Modern spacecraft may be required to point more precisely than in the past, in order to accomplish their missions. Often, the reason for maintaining high pointing accuracy is so that a payload, such as an antenna or an optical instrument, may be accurately directed toward a particular feature or location.
FIG. 1 is a simplified perspective or isometric view of a spacecraft 8 orbiting the Earth 12. Spacecraft 8 includes a body 10, which supports an attitude sensor 16. Attitude sensor 16 generates signals representative of at least the pitch (y) attitude of body 10. Spacecraft body 10 carries a reaction wheel 46, which is mechanically driven by a motor 42.
FIG. 2 is a simplified block diagram of a control system 210, which controls motor 42, and thereby reaction wheel 46, in response to attitude signals from sensor 16 and attitude command signals from a source (not illustrated).
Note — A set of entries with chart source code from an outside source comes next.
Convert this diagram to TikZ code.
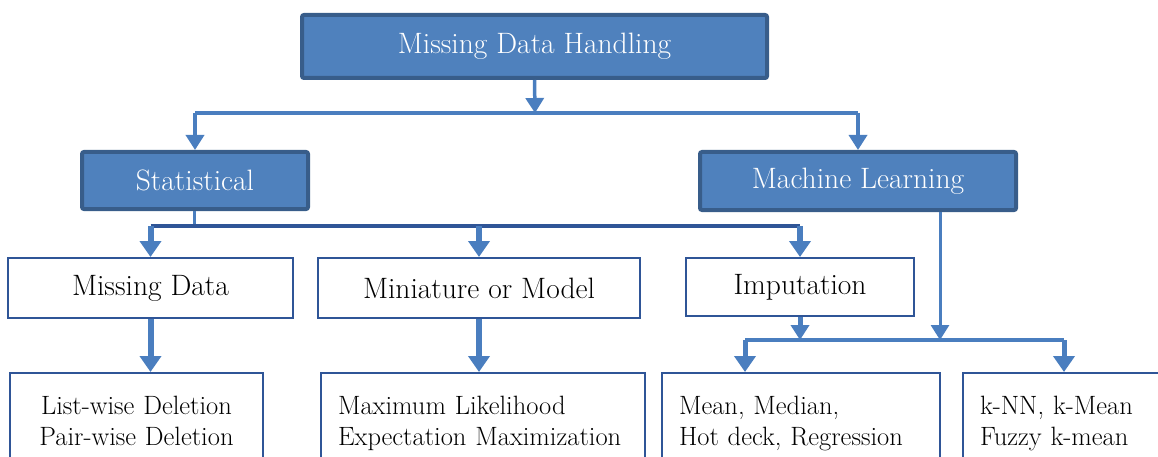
\documentclass[tikz,border=0pt]{standalone}
\usepackage{tikz}
\usetikzlibrary{arrows.meta,positioning}
\definecolor{hdfill}{HTML}{4F81BD}
\definecolor{hdline}{HTML}{385D8A}
\definecolor{arrblue}{HTML}{4A7EBF}
\definecolor{boxline}{HTML}{2F5597}
\tikzset{
headbox/.style = {rectangle, rounded corners=2pt, draw=hdline, fill=hdfill, line width=4pt, text=white, font=\fontsize{29.5}{34}\selectfont},% blue heading
catbox/.style = {rectangle, draw=boxline, fill=white, line width=2pt, font=\fontsize{29.5}{34}\selectfont},% white box
leafbox/.style = {catbox, anchor=north, inner xsep=17pt, inner ysep=23pt, font=\fontsize{26.5}{31.5}\selectfont},% open box at the bottom
busline/.style = {draw=arrblue, line width=4pt},
darkbus/.style = {draw=boxline, line width=4pt},
thinarr/.style = {draw=arrblue, line width=3.5pt, -{Triangle[length=15pt,width=18pt]}},
fatarr/.style = {draw=arrblue, line width=6pt, -{Triangle[length=16pt,width=21pt]}}
}
\begin{document}
\begin{tikzpicture}[x=1pt,y=-1pt]
  \useasboundingbox (0,0) rectangle (1158,457);
  \clip (0,0) rectangle (1158,457);
  % headings
  \node [headbox, minimum width=465pt, minimum height=63pt] (mdh) at (534.5,46.5) {Missing Data Handling};
  \node [headbox, minimum width=226pt, minimum height=57pt] (stat) at (195,180.5) {Statistical};
  \node [headbox, minimum width=316pt, minimum height=58pt] (ml) at (858,181) {Machine Learning};
  % methods
  \node [catbox, minimum width=285pt, minimum height=60pt] (md) at (150.5,288) {Missing Data};
  \node [catbox, minimum width=322pt, minimum height=60pt] (mm) at (479,288) {Miniature or Model};
  \node [catbox, minimum width=228pt, minimum height=58pt] (imp) at (800,287) {Imputation};
  % techniques
  \node [leafbox, text width=219pt, align=center] (ld) at (136.5,372) {List-wise Deletion\\Pair-wise Deletion};
  \node [leafbox, text width=290pt, align=left] (mx) at (483,372) {Maximum Likelihood\\Expectation Maximization};
  \node [leafbox, text width=244pt, align=left] (mean) at (801,372) {Mean, Median,\\Hot deck, Regression};
  \node [leafbox, text width=196pt, align=left] (knn) at (1078,372) {k-NN, k-Mean\\Fuzzy k-mean};
  % bus points
  \coordinate (topbus) at (535,113);
  \coordinate (statbus) at (194,226);
  \coordinate (mlbus) at (940,340);
  \coordinate (mlbusL) at (745,340);
  \coordinate (mlbusR) at (1064,340);
  % connectors
  \draw [thinarr] (mdh.south) -- (topbus);
  \draw [busline] (stat.north |- topbus) -- (ml.north |- topbus);
  \draw [thinarr] (stat.north |- topbus) -- (stat.north);
  \draw [thinarr] (ml.north |- topbus) -- (ml.north);
  \draw [busline, line width=3pt] (stat.south -| statbus) -- (statbus);
  \draw [darkbus] (md.north |- statbus) -- (imp.north |- statbus);
  \draw [fatarr] (md.north |- statbus) -- (md.north);
  \draw [fatarr] (mm.north |- statbus) -- (mm.north);
  \draw [fatarr] (imp.north |- statbus) -- (imp.north);
  \draw [fatarr] (md.south) -- (md.south |- ld.north);
  \draw [fatarr] (mm.south) -- (mm.south |- mx.north);
  \draw [thinarr, line width=5pt] (imp.south) -- (imp.south |- mlbus);
  \draw [thinarr, line width=3pt] (ml.south -| mlbus) -- (mlbus);
  \draw [busline] (mlbusL) -- (mlbusR);
  \draw [fatarr, line width=5pt] (mlbusL) -- (mlbusL |- mean.north);
  \draw [fatarr, line width=5pt] (mlbusR) -- (mlbusR |- knn.north);
\end{tikzpicture}
\end{document}
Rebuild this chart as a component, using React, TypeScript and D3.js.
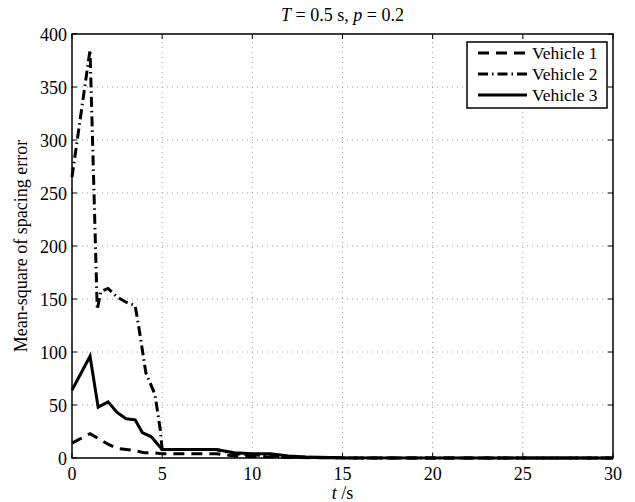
import React, { useEffect, useRef } from "react";
import * as d3 from "d3";

const xTicks = [0, 5, 10, 15, 20, 25, 30];
const yTicks = [0, 50, 100, 150, 200, 250, 300, 350, 400];

const vehicle1 = [
  [0, 14], [1, 23], [1.5, 18], [2, 13], [2.5, 9], [3, 8], [3.5, 7], [4, 5], [4.5, 5],
  [5, 4], [6, 4], [7, 4], [8, 4], [9, 2], [10, 1.5], [11, 1], [12, 0.5], [14, 0.2], [16, 0], [30, 0],
];
const vehicle2 = [
  [0, 265], [0.5, 325], [1, 385], [1.4, 140], [1.6, 157], [2, 160], [2.5, 152], [3, 147],
  [3.5, 144], [3.7, 124], [4.1, 80], [4.6, 60], [4.9, 26], [5, 8], [6, 8], [7, 8], [8, 8],
  [9, 4], [10, 3], [11, 2], [12, 1], [14, 0.3], [16, 0], [30, 0],
];
const vehicle3 = [
  [0, 64], [1, 96], [1.45, 48], [2, 53], [2.5, 43], [3, 37], [3.5, 36], [3.9, 24], [4.4, 20],
  [5, 8], [6, 8], [7, 8], [8, 8], [9, 5], [10, 4], [11, 4], [12, 2], [13, 1], [15, 0.2], [30, 0],
];

const series = [
  { name: "Vehicle 1", data: vehicle1, dash: "11,7" },
  { name: "Vehicle 2", data: vehicle2, dash: "10,4,1.5,4" },
  { name: "Vehicle 3", data: vehicle3, dash: null },
];

const App = () => {
  const ref = useRef(null);

  useEffect(() => {
    const width = 635, height = 502;
    const m = { left: 72, right: 22, top: 34, bottom: 44 };
    const svg = d3.select(ref.current).attr("width", width).attr("height", height);
    svg.selectAll("*").remove();

    const font = '"Liberation Serif", "Times New Roman", Times, "DejaVu Serif", serif';
    const x = d3.scaleLinear().domain([0, 30]).range([m.left, width - m.right]);
    const y = d3.scaleLinear().domain([0, 400]).range([height - m.bottom, m.top]);

    svg.append("rect").attr("width", width).attr("height", height).attr("fill", "#fff");

    // grid
    const grid = svg.append("g").attr("stroke", "#999").attr("stroke-width", 1)
      .attr("stroke-dasharray", "1,4");
    xTicks.slice(1, -1).forEach(t => {
      grid.append("line").attr("x1", x(t)).attr("x2", x(t)).attr("y1", y(0)).attr("y2", y(400));
    });
    yTicks.slice(1, -1).forEach(t => {
      grid.append("line").attr("x1", x(0)).attr("x2", x(30)).attr("y1", y(t)).attr("y2", y(t));
    });

    // lines
    const line = d3.line().x(d => x(d[0])).y(d => y(d[1]));
    series.forEach(s => {
      svg.append("path").datum(s.data).attr("d", line).attr("fill", "none")
        .attr("stroke", "#000").attr("stroke-width", 3)
        .attr("stroke-dasharray", s.dash);
    });

    // frame and ticks
    svg.append("rect").attr("x", x(0)).attr("y", y(400)).attr("width", x(30) - x(0))
      .attr("height", y(0) - y(400)).attr("fill", "none").attr("stroke", "#000").attr("stroke-width", 1.5);
    const tk = svg.append("g").attr("stroke", "#000").attr("stroke-width", 1);
    xTicks.forEach(t => {
      tk.append("line").attr("x1", x(t)).attr("x2", x(t)).attr("y1", y(0)).attr("y2", y(0) - 5);
      tk.append("line").attr("x1", x(t)).attr("x2", x(t)).attr("y1", y(400)).attr("y2", y(400) + 5);
    });
    yTicks.forEach(t => {
      tk.append("line").attr("x1", x(0)).attr("x2", x(0) + 5).attr("y1", y(t)).attr("y2", y(t));
      tk.append("line").attr("x1", x(30)).attr("x2", x(30) - 5).attr("y1", y(t)).attr("y2", y(t));
    });

    const txt = svg.append("g").style("font-family", font).style("font-size", "18px").attr("fill", "#000");
    xTicks.forEach(t => {
      txt.append("text").attr("x", x(t)).attr("y", y(0) + 22).attr("text-anchor", "middle").text(t);
    });
    yTicks.forEach(t => {
      txt.append("text").attr("x", x(0) - 5).attr("y", y(t) + 7).attr("text-anchor", "end").text(t);
    });

    // title
    const title = txt.append("text").attr("x", (x(0) + x(30)) / 2).attr("y", 21)
      .attr("text-anchor", "middle");
    title.append("tspan").style("font-style", "italic").text("T");
    title.append("tspan").text(" = 0.5 s, ");
    title.append("tspan").style("font-style", "italic").text("p");
    title.append("tspan").text(" = 0.2");

    // x label
    const xl = txt.append("text").attr("x", (x(0) + x(30)) / 2).attr("y", 499).attr("text-anchor", "middle");
    xl.append("tspan").style("font-style", "italic").text("t");
    xl.append("tspan").text(" /s");

    // y label
    txt.append("text").attr("transform", `translate(27,${(y(0) + y(400)) / 2}) rotate(-90)`)
      .attr("text-anchor", "middle").text("Mean-square of spacing error");

    // legend
    const lg = svg.append("g");
    lg.append("rect").attr("x", 467).attr("y", 42).attr("width", 140).attr("height", 66)
      .attr("fill", "#fff").attr("stroke", "#000").attr("stroke-width", 1.5);
    series.forEach((s, i) => {
      const yy = 53 + i * 21;
      lg.append("line").attr("x1", 478).attr("x2", 527).attr("y1", yy).attr("y2", yy)
        .attr("stroke", "#000").attr("stroke-width", 3).attr("stroke-dasharray", s.dash);
      lg.append("text").attr("x", 532).attr("y", yy + 6).style("font-family", font)
        .style("font-size", "17.5px").text(s.name);
    });
  }, []);

  return <svg ref={ref} style={{ display: "block", position: "absolute", left: 0, top: 0 }}></svg>;
};

export default App;
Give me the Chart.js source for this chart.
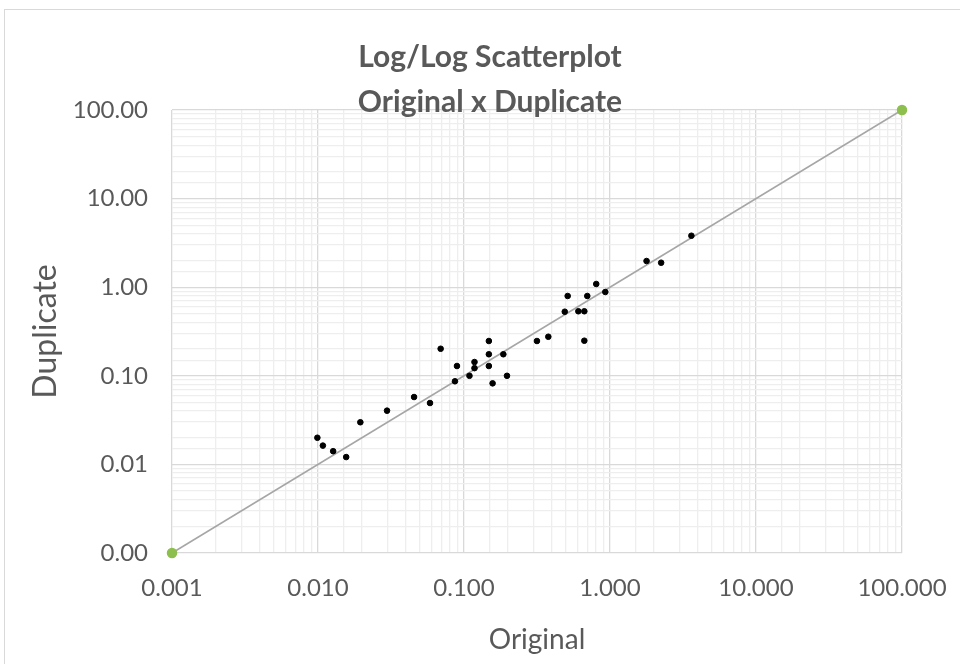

Elements of FIG. 2 corresponding to those of FIG. 1 are designated by like reference numbers. In FIG. 2, attitude commands are applied over a signal path 212 to the non-inverting (+) input port of a subtracting circuit 214. Sensed attitude signals are applied from attitude sensor 16, by way of a signal path 218, to an inverting (-) input port of subtracting circuit 214. Attitude error signals are produced at the output of subtracting circuit 214, and are applied to a compensation circuit illustrated as a block 220. Compensation block 220 acts on the attitude error signals in a manner known in the art. One simple form of compensation is multiplication by a gain factor K.sub.1. But other forms of compensation are well known. The compensated attitude error signals at the output of compensation block 220 are applied by way of a path 222 to a non-inverting input port of a summing circuit 224, and to an ideal reaction wheel simulator 226. Summing circuit 224 converts the compensated attitude error signals into speed error signals, as described in more detail below.
The speed error signals at the output of 224 of FIG. 2 are applied by way of a path 236 to a reaction wheel driving block 238. Block 238 includes a driver illustrated as an amplifier 240, and also includes motor 42. Motor 42 is mechanically connected to reaction wheel 46, as described in conjunction with FIG. 1, and as suggested by path 244 in FIG. 2.
Reaction wheel 46 is torqued by motor 42 in response to speed error signals applied by block 238, and effects spacecraft body torquing. The spacecraft body torquing in turn, affects the spacecraft body attitude, which changes the attitude sensed by sensor 16, in such a manner as to tend to reduce the attitude error.
Imperfections in reaction wheel 46 such as electrical and mechanical losses, tend to cause the wheel speed errors to deviate from the commanded wheel speed. The wheel speed errors, in turn, result in incorrect body torques and consequent attitude errors. As described in U.S. Pat. No. 5,201,833, issued Apr. 13, 1993 in the name of Goodzeit et al., the reaction wheel speed is corrected by controls associated with an ideal wheel simulator. In FIG. 2, compensated attitude error signals are applied to a ideal wheel simulator 226, which produces ideal wheel speed signals on a path 228. In general, reaction wheel speed, as measured by digital speed sensor 248, is compared in a subtractor 230 with the ideal wheel speed signals and the differences between the actual and ideal wheel speeds is summed in a summer 224 with the compensated attitude error signals. More particularly, the ideal wheel speed signals produced by simulator 226 are applied to the noninverting input port of subtractor 230, and digital speed signals responsive to the actual reaction wheel speed are applied to its inverting input port. The resulting wheel speed difference signal (an error signal), representing the difference between the actual wheel speed and what it "should" be, are applied by way of a path 231 and a compensation network, illustrated as a block 232, and a path 233, to an input port of summing circuit 224. The wheel speed error signals are summed with the attitude error signals to produce the reaction wheel drive signals on signal path 236. The presence of the ideal wheel simulator changes the attitude error signals into reaction wheel speed error signals in summing circuit 224.
Most modern spacecraft attitude control systems are implemented by means of digital hardware and software. Hardware restrictions preclude the quantization (step size) of the digital speed sensor (248) from being as small as the quantization step size of other portions of the attitude control system. It has been discovered that, as the reaction wheel speed decreases toward zero, the effective size of the quantized speed signals produced by the digital speed sensor (248) becomes proportionally larger. Thus, as wheel speeds approach zero wheel speed, the sensed wheel speed increasingly deviates from the actual value. As a result, the difference signal produced by subtracting circuit 230 on signal path 231 is the difference between two numbers, one of which may be grossly in error. Thus, the difference itself may also be grossly in error. The effects of such errors is a tendency toward excessive reaction wheel motor heating, and control loop instability. These effects are undesirable. An improved spacecraft attitude control system is desired.